Apr 302014

Camp Fence around Women’s Quarters


Wooden Prisoner Barracks


Through “Death Gate”


Main Guard House Known as “Death Gate’

An early morning trip through the industrial and suburban parts of Krakow helped us feel like regular commuters dealing with heavy traffic and ancient systems unequipped to support everyone’s dream to own their own car. Although the transport system seems effective and reliable and is fully used, car traffic is heavy in urban areas.

We visited Auschwitz. Synonymous with fear and horror, Auschwitz was the Nazi’s largest concentration and extermination camp and was part of a three camp complex in the immediate area. It is estimated that between 900,000 and 1.5 million Jews and others were murdered here, brought in trains through “Death’s Gate” from all over Poland. The gas chambers worked ceaselessly from 1942 to the end of the war killing thousands daily.
Today it has been turned into a museum charting the history of the camp and of persecution in wartime Poland. Chilling and horrifying we were very moved.
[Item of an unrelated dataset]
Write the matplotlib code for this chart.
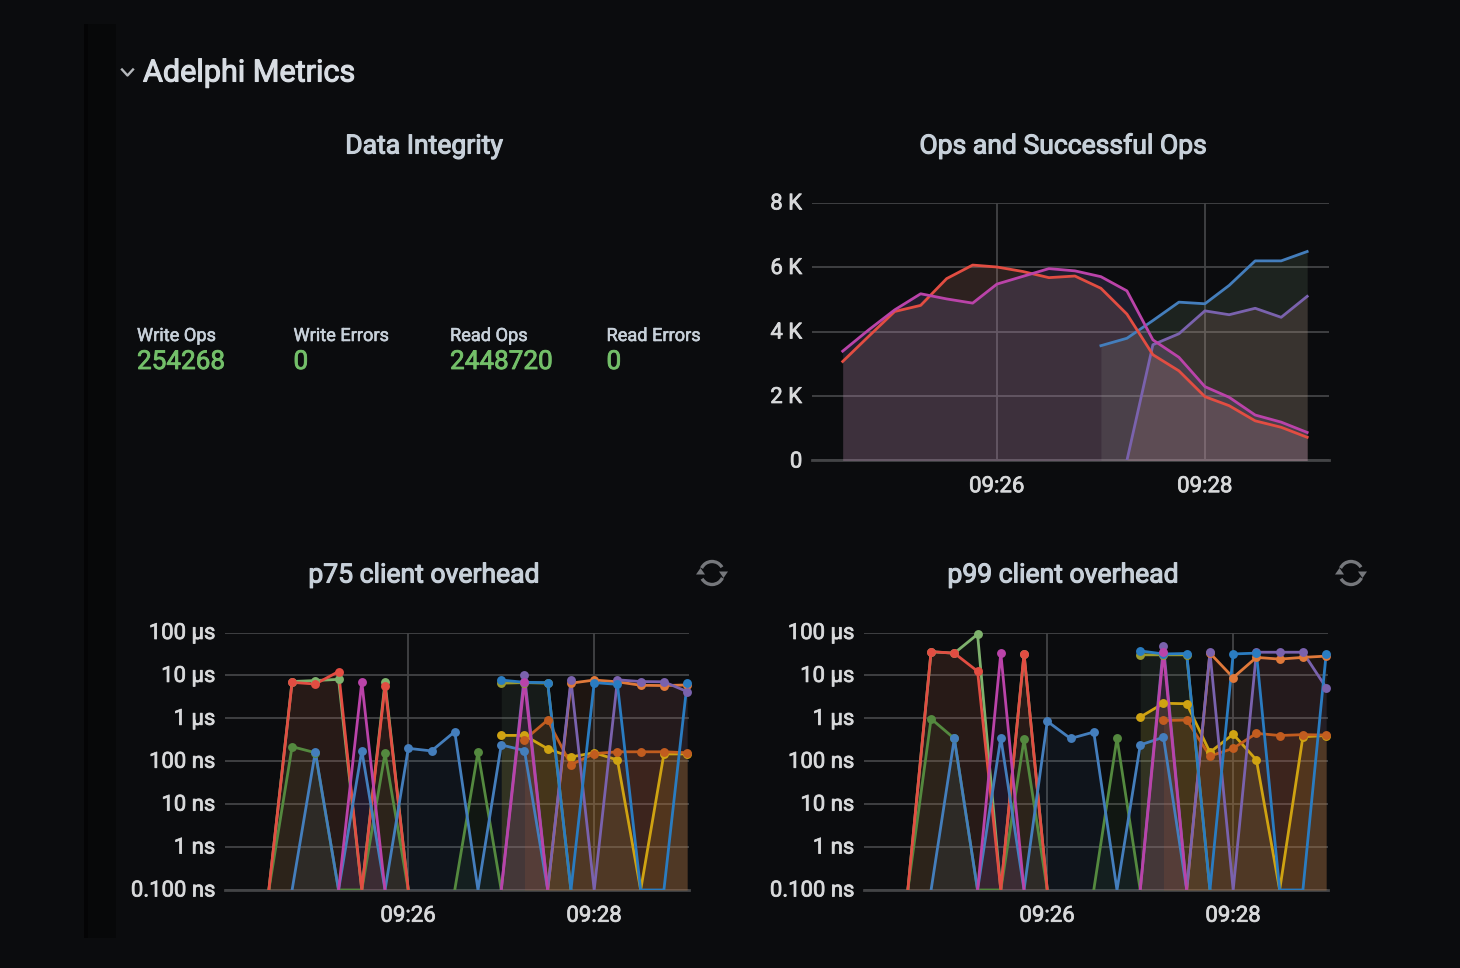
import numpy as np
import matplotlib
matplotlib.use("Agg")
import matplotlib.pyplot as plt
import matplotlib.patheffects as pe
from matplotlib.patches import Arc, Polygon, Rectangle
from matplotlib.ticker import FixedLocator, FixedFormatter, NullLocator
from matplotlib.transforms import ScaledTranslation

N = None
# ---------- data ----------
seconds = [-90, -75, -60, -45, -30, -15, 0, 15, 30, 45, 60, 75, 90, 105, 120, 135, 150, 165, 180]
ops_seconds = [-89, -74, -59, -44, -29, -14, 0, 15, 30, 45, 60, 75, 90, 105, 120, 134, 149, 164, 179]
time_ticks = [0, 120]
time_labels = ["09:26", "09:28"]

ops_red = [3070, 3850, 4620, 4810, 5640, 6060, 6000, 5860, 5670, 5720, 5340, 4540, 3280, 2780, 1980, 1700, 1230, 1030, 720]
ops_magenta = [3390, 4050, 4670, 5170, 5010, 4880, 5470, 5710, 5950, 5880, 5700, 5260, 3740, 3200, 2290, 1960, 1410, 1190, 870]
ops_blue = [N, N, N, N, N, N, N, N, N, N, 3560, 3790, 4340, 4910, 4860, 5430, 6190, 6190, 6480]
ops_purple = [N, N, N, N, N, N, N, N, N, N, N, 0, 3590, 3930, 4640, 4520, 4720, 4440, 5090]
ops_ticks = [0, 2000, 4000, 6000, 8000]
ops_labels = ["0", "2 K", "4 K", "6 K", "8 K"]

log_ticks = [0.1, 1, 10, 100, 1000, 10000, 100000]
log_labels = ["0.100 ns", "1 ns", "10 ns", "100 ns", "1 µs", "10 µs", "100 µs"]

# p75 client overhead, ns (0 = drawn on the floor, None = no sample)
p75_lgreen = [0, 7200, 7600, 8100, 0, 6900, 0, N, N, N, N, N, N, N, N, N, N, N, N]
p75_dgreen = [0, 219, 158, 0, 0, 155, 0, N, 0, 166, 0, N, N, N, N, N, N, N, N]
p75_red = [0, 6900, 6300, 12300, 0, 5700, 0, N, N, N, N, N, N, N, N, N, N, N, N]
p75_magenta = [N, N, N, 0, 7100, 0, N, N, N, N, 0, 7200, 0, N, N, N, N, N, N]
p75_steel = [N, 0, 166, 0, 178, 0, 200, 174, 490, 0, 240, 178, 0, N, N, N, N, N, N]
p75_olive = [N, N, N, N, N, N, N, N, N, N, 6600, 6800, 6600, 0, N, N, N, N, N]
p75_gold = [N, N, N, N, N, N, N, N, N, N, 400, 400, 195, 126, 158, 107, 0, 148, 148]
p75_dorange = [N, N, N, N, N, N, N, N, N, N, N, 316, 912, 83, 151, 166, 166, 166, 158]
p75_lorange = [N, N, N, N, N, N, N, N, N, N, N, N, 0, 6600, 7800, 7100, 5900, 5800, 6000]
p75_purple = [N, N, N, N, N, N, N, N, N, N, 0, 10500, 0, 7800, 0, 7900, 7200, 7100, 4200]
p75_blue = [N, N, N, N, N, N, N, N, N, N, 7800, 6900, 6800, 0, 6800, 6200, 0, 0, 6600]

# p99 client overhead, ns
p99_lgreen = [0, 35500, 33000, 91000, 0, 31600, 0, N, N, N, N, N, N, N, N, N, N, N, N]
p99_dgreen = [0, 977, 339, 0, 0, 324, 0, N, 0, 347, 0, N, N, N, N, N, N, N, N]
p99_red = [0, 36000, 32900, 12500, 0, 31600, 0, N, N, N, N, N, N, N, N, N, N, N, N]
p99_magenta = [N, N, N, 0, 33100, 0, N, N, N, N, 0, 34700, 0, N, N, N, N, N, N]
p99_steel = [N, 0, 339, 0, 355, 0, 851, 339, 479, 0, 240, 363, 0, N, N, N, N, N, N]
p99_olive = [N, N, N, N, N, N, N, N, N, N, 30200, 30200, 30200, 0, N, N, N, N, N]
p99_gold = [N, N, N, N, N, N, N, N, N, N, 1070, 2240, 2190, 162, 427, 107, 0, 372, 398]
p99_dorange = [N, N, N, N, N, N, N, N, N, N, N, 891, 912, 132, 200, 447, 398, 417, 407]
p99_lorange = [N, N, N, N, N, N, N, N, N, N, N, N, 0, 33100, 8900, 26300, 24000, 26300, 28200]
p99_purple = [N, N, N, N, N, N, N, N, N, N, 0, 49000, 0, 34700, 0, 34700, 34700, 34700, 5200]
p99_blue = [N, N, N, N, N, N, N, N, N, N, 37200, 31600, 32400, 0, 31600, 33100, 0, 0, 31600]

stat_labels = ["Write Ops", "Write Errors", "Read Ops", "Read Errors"]
stat_values = ["254268", "0", "2448720", "0"]

# ---------- styles ----------
BG = "#0b0c0e"
GRID = "#434446"
TXT = "#d8d9da"
C = dict(red="#e24d42", magenta="#ba43a9", blue="#2a7cc1", steel="#447ebc", purple="#7a62ad",
         lgreen="#7eb26d", dgreen="#54893f", gold="#cfa312", olive="#9a9a30",
         dorange="#c15c1f", lorange="#e0793a")
FILL_ALPHA = dict(red=0.11, magenta=0.10, blue=0.05, steel=0.08, purple=0.07, lgreen=0.05, dgreen=0.09,
                  gold=0.15, olive=0.07, dorange=0.16, lorange=0.09)
FONT = ["Roboto", "DejaVu Sans"]
plt.rcParams["font.family"] = FONT
W, H = 1460, 968
THICK = [pe.withStroke(linewidth=0.55, foreground="#d0d2d5")]

fig = plt.figure(figsize=(W / 100, H / 100), dpi=100, facecolor=BG)

# pixel-space overlay for page furniture and text
pg = fig.add_axes([0, 0, 1, 1], zorder=0)
pg.set_xlim(0, W)
pg.set_ylim(H, 0)
pg.axis("off")
pg.add_patch(Rectangle((84, 24), 32, 914, fc="#070809", ec="none"))
pg.add_patch(Rectangle((84, 24), 4, 914, fc="#040405", ec="none"))


def panel(left, right, top, bottom, xlim):
    ax = fig.add_axes([left / W, 1 - bottom / H, (right - left) / W, (bottom - top) / H], zorder=2)
    ax.patch.set_alpha(0)
    ax.set_xlim(*xlim)
    for s in ax.spines.values():
        s.set_visible(False)
    ax.grid(True, color=GRID, lw=1.3, zorder=0)
    ax.set_axisbelow(True)
    ax.tick_params(length=0, colors=TXT, pad=0)
    ax.tick_params(axis="x", labelsize=16)
    ax.tick_params(axis="y", labelsize=15.9)
    ax.xaxis.set_major_locator(FixedLocator(time_ticks))
    ax.xaxis.set_major_formatter(FixedFormatter(time_labels))
    return ax


def style_ticks(ax, dy_px):
    shift = ScaledTranslation(0, dy_px / 100, fig.dpi_scale_trans)
    for lbl in ax.get_yticklabels():
        lbl.set_va("center_baseline")
        lbl.set_transform(lbl.get_transform() + shift)
        lbl.set_path_effects(THICK)
    for lbl in ax.get_xticklabels():
        lbl.set_path_effects(THICK)


def series(ax, xs, values, color, floor=None, marker=False, alpha=0.14, lw=2.0, fill=None):
    x = np.array(xs, float)
    raw = np.array([np.nan if v is None else v for v in values], float)
    y = raw if floor is None else np.where(raw <= 0, floor, raw)
    base = 0 if floor is None else floor
    ax.fill_between(x, base, y, color=fill or color, alpha=alpha, lw=0, zorder=1)
    ax.plot(x, y, color=color, lw=lw, zorder=3, solid_joinstyle="round", clip_on=True)
    if marker:
        m = raw > 0
        ax.plot(x[m], raw[m], ls="none", marker="o", ms=6.4, mfc=color, mec=color, mew=0, zorder=4,
                clip_on=False)


# ---------- Ops ----------
ax = panel(812, 1329, 202.5, 460.5, (-106.7, 191.6))
ax.set_ylim(0, 8000)
ax.yaxis.set_major_locator(FixedLocator(ops_ticks))
ax.yaxis.set_major_formatter(FixedFormatter(ops_labels))
ax.tick_params(axis="y", pad=7)
ax.tick_params(axis="x", pad=11.3)
ax.axhline(0, color=GRID, lw=2, clip_on=False, zorder=1)
series(ax, ops_seconds, ops_blue, C["steel"], alpha=0.15, fill="#8aac86")
series(ax, ops_seconds, ops_purple, C["purple"], alpha=0.15, fill="#d98f8b")
series(ax, ops_seconds, ops_red, C["red"], alpha=0.15, fill="#f09a84")
series(ax, ops_seconds, ops_magenta, C["magenta"], alpha=0.15, fill="#9c8ae6")
style_ticks(ax, 1)


# ---------- latency panels ----------
def latency(left, right, vals):
    ax = panel(left, right, 632.5, 890, (-118.3, 181.2))
    ax.set_yscale("log")
    ax.set_ylim(0.1, 100000)
    ax.yaxis.set_major_locator(FixedLocator(log_ticks))
    ax.yaxis.set_major_formatter(FixedFormatter(log_labels))
    ax.yaxis.set_minor_locator(NullLocator())
    ax.tick_params(axis="y", pad=7)
    ax.tick_params(axis="x", pad=11.3)
    ax.axhline(0.1, color=GRID, lw=2, clip_on=False, zorder=1)
    for v, c in vals:
        series(ax, seconds, v, C[c], floor=0.1, marker=True, alpha=FILL_ALPHA[c])
    style_ticks(ax, 1.5)
    return ax


latency(225, 689, [(p75_lgreen, "lgreen"), (p75_dgreen, "dgreen"), (p75_red, "red"),
                   (p75_steel, "steel"), (p75_olive, "olive"), (p75_gold, "gold"), (p75_dorange, "dorange"),
                   (p75_lorange, "lorange"), (p75_purple, "purple"), (p75_blue, "blue"), (p75_magenta, "magenta")])
latency(864, 1328, [(p99_lgreen, "lgreen"), (p99_dgreen, "dgreen"), (p99_red, "red"),
                    (p99_steel, "steel"), (p99_olive, "olive"), (p99_gold, "gold"), (p99_dorange, "dorange"),
                    (p99_lorange, "lorange"), (p99_purple, "purple"), (p99_blue, "blue"), (p99_magenta, "magenta")])

# ---------- text ----------
pg.text(143, 73, "Adelphi Metrics", fontsize=22.0, color="#d8dde3", ha="left", va="center",
        path_effects=[pe.withStroke(linewidth=0.8, foreground="#d8dde3")])
pg.plot([122, 127.5, 133], [69.5, 75.5, 69.5], color="#b5b8bc", lw=1.7)
for cx, cy, t in [(424, 146, "Data Integrity"), (1063, 146, "Ops and Successful Ops"),
                  (424, 575, "p75 client overhead"), (1063, 575, "p99 client overhead")]:
    pg.text(cx, cy, t, fontsize=19.1, color="#c7d0d9", ha="center", va="center",
            path_effects=[pe.withStroke(linewidth=0.8, foreground="#c7d0d9")])
for x0, lab, val in zip([137, 293.5, 450, 606.5], stat_labels, stat_values):
    pg.text(x0, 336, lab, fontsize=13.1, color="#c7d0d9", ha="left", va="center",
            path_effects=[pe.withStroke(linewidth=0.4, foreground="#c7d0d9")])
    pg.text(x0, 362, val, fontsize=18.8, color="#73bf69", ha="left", va="center",
            path_effects=[pe.withStroke(linewidth=0.6, foreground="#73bf69")])


# refresh icons
def refresh(cx, cy):
    col = "#76787c"
    pg.add_patch(Arc((cx, cy), 23, 23, theta1=205, theta2=330, color=col, lw=2.4))
    pg.add_patch(Arc((cx, cy), 23, 23, theta1=25, theta2=150, color=col, lw=2.4))
    pg.add_patch(Polygon([(cx + 7, cy - 1.5), (cx + 16, cy - 1.5), (cx + 11.5, cy + 5)], fc=col, ec="none"))
    pg.add_patch(Polygon([(cx - 7, cy + 1.5), (cx - 16, cy + 1.5), (cx - 11.5, cy - 5)], fc=col, ec="none"))


refresh(712, 573)
refresh(1351, 573)

fig.savefig("out.png", dpi=100, facecolor=BG)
We then visited the ancient Salt Mines of Wielicza, opened 700 years ago. The mines figured heavily in the riches of past kings because salt, before refrigeration, was essential for preserving food. Poland had enormous deep salt deposits. A salt miner was a free person and earned a good living doing very dangerous but essential work. The evolution of the mining technology over the lifetime of the mine was very interesting. For example the mine management had an entire stable of working horses who lived healthfully and worked four to five hundred feet below the surface. Each horse stayed for a 10 year stretch since they could not be lifted up and down with ease. This adventure was yet another incident of our friend Susan Spoto’s sage travel suggestions.